I probably got the whole concept of making croquettes from Olov actually, so yeah… credit to him. But I’m writing it up which is… real hard work (I should say he also wrote it up, in Swedish, here).

So, back to it. The base of these croquettes is a thick, tasty béchamel. As mentioned: to this, you can add just about anything. Some chili, seafood, mushrooms, chicken, whatever! It’s all going to be great. These particular ones are made with smoked salmon and confit yellow onion. They’re pretty great but as I said: put anything in a great béchamel and deep fry it and it’s gonna be good.

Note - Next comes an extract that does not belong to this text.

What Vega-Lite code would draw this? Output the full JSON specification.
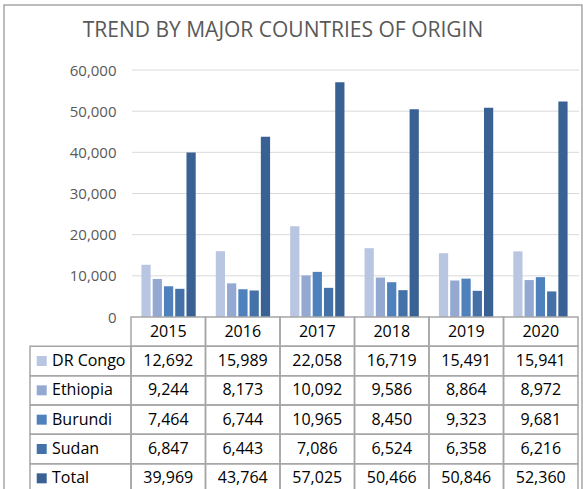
{
  "$schema": "https://vega.github.io/schema/vega-lite/v6.json",
  "width": 578,
  "height": 486,
  "autosize": {"type": "none"},
  "padding": {"left": 4, "top": 5, "right": 1, "bottom": 0},
  "background": "white",
  "config": {
    "font": "Open Sans",
    "view": {"stroke": "#a6a6a6", "strokeWidth": 1.5}
  },
  "title": {
    "text": "TREND BY MAJOR COUNTRIES OF ORIGIN",
    "font": "Open Sans",
    "fontSize": 21,
    "fontWeight": "normal",
    "color": "#595959",
    "anchor": "middle",
    "baseline": "alphabetic",
    "offset": -53,
    "dx": -10
  },
  "datasets": {
    "main": [
      {"year": "2015", "series": "DR Congo", "value": 12692},
      {"year": "2015", "series": "Ethiopia", "value": 9244},
      {"year": "2015", "series": "Burundi", "value": 7464},
      {"year": "2015", "series": "Sudan", "value": 6847},
      {"year": "2015", "series": "Total", "value": 39969},
      {"year": "2016", "series": "DR Congo", "value": 15989},
      {"year": "2016", "series": "Ethiopia", "value": 8173},
      {"year": "2016", "series": "Burundi", "value": 6744},
      {"year": "2016", "series": "Sudan", "value": 6443},
      {"year": "2016", "series": "Total", "value": 43764},
      {"year": "2017", "series": "DR Congo", "value": 22058},
      {"year": "2017", "series": "Ethiopia", "value": 10092},
      {"year": "2017", "series": "Burundi", "value": 10965},
      {"year": "2017", "series": "Sudan", "value": 7086},
      {"year": "2017", "series": "Total", "value": 57025},
      {"year": "2018", "series": "DR Congo", "value": 16719},
      {"year": "2018", "series": "Ethiopia", "value": 9586},
      {"year": "2018", "series": "Burundi", "value": 8450},
      {"year": "2018", "series": "Sudan", "value": 6524},
      {"year": "2018", "series": "Total", "value": 50466},
      {"year": "2019", "series": "DR Congo", "value": 15491},
      {"year": "2019", "series": "Ethiopia", "value": 8864},
      {"year": "2019", "series": "Burundi", "value": 9323},
      {"year": "2019", "series": "Sudan", "value": 6358},
      {"year": "2019", "series": "Total", "value": 50846},
      {"year": "2020", "series": "DR Congo", "value": 15941},
      {"year": "2020", "series": "Ethiopia", "value": 8972},
      {"year": "2020", "series": "Burundi", "value": 9681},
      {"year": "2020", "series": "Sudan", "value": 6216},
      {"year": "2020", "series": "Total", "value": 52360}
    ],
    "years": [
      {"year": "2015"}, {"year": "2016"}, {"year": "2017"},
      {"year": "2018"}, {"year": "2019"}, {"year": "2020"}
    ],
    "series": [
      {"series": "DR Congo"}, {"series": "Ethiopia"}, {"series": "Burundi"},
      {"series": "Sudan"}, {"series": "Total"}
    ],
    "grid": [
      {"g": 10000}, {"g": 20000}, {"g": 30000}, {"g": 40000}, {"g": 50000}, {"g": 60000}
    ]
  },
  "resolve": {"scale": {"x": "independent", "y": "independent"}},
  "layer": [
    {
      "data": {"name": "grid"},
      "mark": {"type": "rule", "color": "#d9d9d9", "strokeWidth": 1},
      "encoding": {
        "y": {"field": "g", "type": "quantitative", "scale": {"domain": [0, 60000], "range": [312, 65]}, "axis": null},
        "x": {"datum": 0, "type": "quantitative", "scale": {"domain": [0, 1], "range": [128, 575]}, "axis": null},
        "x2": {"datum": 1}
      }
    },
    {
      "data": {"name": "main"},
      "mark": {"type": "bar"},
      "encoding": {
        "x": {"field": "year", "type": "nominal", "scale": {"domain": ["2015", "2016", "2017", "2018", "2019", "2020"], "range": [127, 574], "paddingInner": 0.27, "paddingOuter": 0.14}, "axis": null},
        "xOffset": {"field": "series", "type": "nominal", "sort": ["DR Congo", "Ethiopia", "Burundi", "Sudan", "Total"], "scale": {"domain": ["DR Congo", "Ethiopia", "Burundi", "Sudan", "Total"], "paddingInner": 0.18, "paddingOuter": 0}},
        "y": {"field": "value", "type": "quantitative", "scale": {"domain": [0, 60000], "range": [312, 65]},
          "axis": {"orient": "left", "offset": -127, "grid": false, "domain": false, "ticks": false, "labelPadding": 15,
            "values": [0, 10000, 20000, 30000, 40000, 50000, 60000], "labelExpr": "format(datum.value, ',')", "labelFont": "Open Sans", "labelFontSize": 15, "labelColor": "#595959", "title": null}},
        "color": {"field": "series", "type": "nominal", "scale": {"domain": ["DR Congo", "Ethiopia", "Burundi", "Sudan", "Total"], "range": ["#b9c6e2", "#93a9d2", "#4f81bd", "#4472a8", "#3a6193"]}, "legend": null}
      }
    },
    {
      "data": {"name": "main"},
      "mark": {"type": "rect", "fill": "transparent", "stroke": "#a6a6a6", "strokeWidth": 1.5},
      "encoding": {
        "x": {"field": "year", "type": "nominal", "scale": {"domain": ["2015", "2016", "2017", "2018", "2019", "2020"], "range": [127, 574], "paddingInner": 0, "paddingOuter": 0}, "axis": null},
        "y": {"field": "series", "type": "nominal", "scale": {"domain": ["hdr", "DR Congo", "Ethiopia", "Burundi", "Sudan", "Total"], "range": [312, 488], "paddingInner": 0, "paddingOuter": 0}, "axis": null}
      }
    },
    {
      "data": {"name": "main"},
      "mark": {"type": "text", "fontSize": 16, "color": "#000000", "align": "center", "baseline": "middle"},
      "encoding": {
        "x": {"field": "year", "type": "nominal", "scale": {"domain": ["2015", "2016", "2017", "2018", "2019", "2020"], "range": [127, 574], "paddingInner": 0, "paddingOuter": 0}, "axis": null},
        "y": {"field": "series", "type": "nominal", "scale": {"domain": ["hdr", "DR Congo", "Ethiopia", "Burundi", "Sudan", "Total"], "range": [312, 488], "paddingInner": 0, "paddingOuter": 0}, "axis": null},
        "text": {"field": "value", "type": "quantitative", "format": ","}
      }
    },
    {
      "data": {"name": "years"},
      "mark": {"type": "rect", "fill": "transparent", "stroke": "#a6a6a6", "strokeWidth": 1.5},
      "encoding": {
        "x": {"field": "year", "type": "nominal", "scale": {"domain": ["2015", "2016", "2017", "2018", "2019", "2020"], "range": [127, 574], "paddingInner": 0, "paddingOuter": 0}, "axis": null},
        "y": {"datum": "hdr", "type": "nominal", "scale": {"domain": ["hdr", "DR Congo", "Ethiopia", "Burundi", "Sudan", "Total"], "range": [312, 488], "paddingInner": 0, "paddingOuter": 0}, "axis": null}
      }
    },
    {
      "data": {"name": "years"},
      "mark": {"type": "text", "fontSize": 16, "color": "#000000", "align": "center", "baseline": "middle"},
      "encoding": {
        "x": {"field": "year", "type": "nominal", "scale": {"domain": ["2015", "2016", "2017", "2018", "2019", "2020"], "range": [127, 574], "paddingInner": 0, "paddingOuter": 0}, "axis": null},
        "y": {"datum": "hdr", "type": "nominal", "scale": {"domain": ["hdr", "DR Congo", "Ethiopia", "Burundi", "Sudan", "Total"], "range": [312, 488], "paddingInner": 0, "paddingOuter": 0}, "axis": null},
        "text": {"field": "year", "type": "nominal"}
      }
    },
    {
      "data": {"name": "series"},
      "mark": {"type": "rect", "fill": "transparent", "stroke": "#a6a6a6", "strokeWidth": 1.5},
      "encoding": {
        "x": {"datum": 0, "type": "quantitative", "scale": {"domain": [0, 1], "range": [26, 127]}, "axis": null},
        "x2": {"datum": 1},
        "y": {"field": "series", "type": "nominal", "scale": {"domain": ["hdr", "DR Congo", "Ethiopia", "Burundi", "Sudan", "Total"], "range": [312, 488], "paddingInner": 0, "paddingOuter": 0}, "axis": null}
      }
    },
    {
      "data": {"name": "series"},
      "mark": {"type": "point", "shape": "square", "filled": true, "size": 100, "opacity": 1},
      "encoding": {
        "x": {"datum": 0.116, "type": "quantitative", "scale": {"domain": [0, 1], "range": [26, 127]}, "axis": null},
        "y": {"field": "series", "type": "nominal", "scale": {"domain": ["hdr", "DR Congo", "Ethiopia", "Burundi", "Sudan", "Total"], "range": [312, 488], "paddingInner": 0, "paddingOuter": 0}, "axis": null},
        "color": {"field": "series", "type": "nominal", "scale": {"domain": ["DR Congo", "Ethiopia", "Burundi", "Sudan", "Total"], "range": ["#b9c6e2", "#93a9d2", "#4f81bd", "#4472a8", "#3a6193"]}, "legend": null}
      }
    },
    {
      "data": {"name": "series"},
      "mark": {"type": "text", "fontSize": 16, "color": "#000000", "align": "left", "baseline": "middle"},
      "encoding": {
        "x": {"datum": 0.218, "type": "quantitative", "scale": {"domain": [0, 1], "range": [26, 127]}, "axis": null},
        "y": {"field": "series", "type": "nominal", "scale": {"domain": ["hdr", "DR Congo", "Ethiopia", "Burundi", "Sudan", "Total"], "range": [312, 488], "paddingInner": 0, "paddingOuter": 0}, "axis": null},
        "text": {"field": "series", "type": "nominal"}
      }
    }
  ]
}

Created with Sketch. 1.5 hours of cooking, a couple of hours of waiting for the sauce to cool down Created with Sketch. 80-100 croquettes


  • 700 gmilk
  • 100 gflour (ca 2 dl)
  • 3 yellow onions
  • 200 gsmoked salmon
  • 150 gParmigiano Reggiano (or, other cheese if you prefer)
  • 50 gbutter
  • 100 gpanko (asian bread crumbs)
  • 2 eggs
  • 1 loil for frying, e.g rapeseed
  • Additional flour for the breading
  • Salt, pepper, bay leaves and clove


  1. Begin with the onion confit. Put a pot with 4-5 centimeters (ca 1.6 inches) of oil on the stove, on medium heat. Slice two of the onions into quarter onion rings. When the oil has heated up a bit (couple of minutes), add the onion and turn the heat down. The onion should simmer gently in the oil for an hour or so.
  2. Put the butter in a pot on medium/high heat. Finely chop one of the onions. When the butter starts to sizzle, add the onion chop and turn the heat down to medium/low.
  3. While the onion is frying put the 100 grams of flour in a big bowl. Add about 3oo grams (3 dl) of the milk while whisking. Continue whisking until it’s a smooth batter (add more milk if it’s too thick to whisk but don’t add all the milk at once, you’ll never get rid of the flour lumps), then add the rest of the milk while continuing the whisking.
  4. Add som salt, white pepper, 2-3 bay leaves and 3-4 cloves to the mix.
  5. Grate the cheese.
  6. When the onion has softened, add the flour-milk-mix to the pot. Turn the heat up and stir the bottom of the pan continuously with a flat wooden spoon.
  7. When the mix starts to thicken (it will become quite thick, quite quickly), lower the heat and add the cheese. Continue stirring on low heat for a minute or two.
  8. When the cheese has melted in the sauce, take the pot of the stove.
  9. Put the onion confit in a sieve.
  10. Taste and add salt and pepper to the béchamel as to your liking. Chop or rip the smoked salmon into small pieces. Mix the salmon bits and the onion confit in with the béchamel.
  11. Spread the salmon-onion confit-béchamel-mix in an oven tray. Let it cool down for 10 minutes, then cover it with plastic film and put it in the fridge to cool down further. It needs at least a couple of hours in the fridge to become cold enough to allow us to make firm (enough) balls from it.
  12. When the mixture is cold and firm, prepare three bowls. One with flour, one with the two eggs lightly whisked with some water (10% of the volume) mixed in, and one with panko.
  13. Make balls (ca 3-4 cm, 1.25 inches, in diameter) from the batter and cover them with flour. They will be both sticky and a bit unstable so this step requires careful handling (the colder the béchamel, the easier this becomes). Proceed to dip them in the egg whisk and then roll/cover them in panko.

  14. Deep fry the balls in rapeseed oil for 1.5 – 2 minutes at 180C (356F), and you’re done! Let the croquettes rest for a couple of minutes before eating. Garnish with som fresh herbs and a maybe splash of lemon (not to much though, as too much moist takes away the crisp).

If you want, you can freeze the croquettes when they’ve been “floured”.

Then, it’s real easy to take them out of the freezer, dip them in egg-water-mix and cover them with panko. It’s nice to have a bit of a buffer in the freezer and it’s a great starter in under 10 minutes. As they’re frozen, they’re real easy to handle, but does tend to become a bit flat in the bottom. You might also need to adjust the frying time to avoid a frozen béchamel core. However, I fried these ones (pre frozen) for two minutes and they came out great.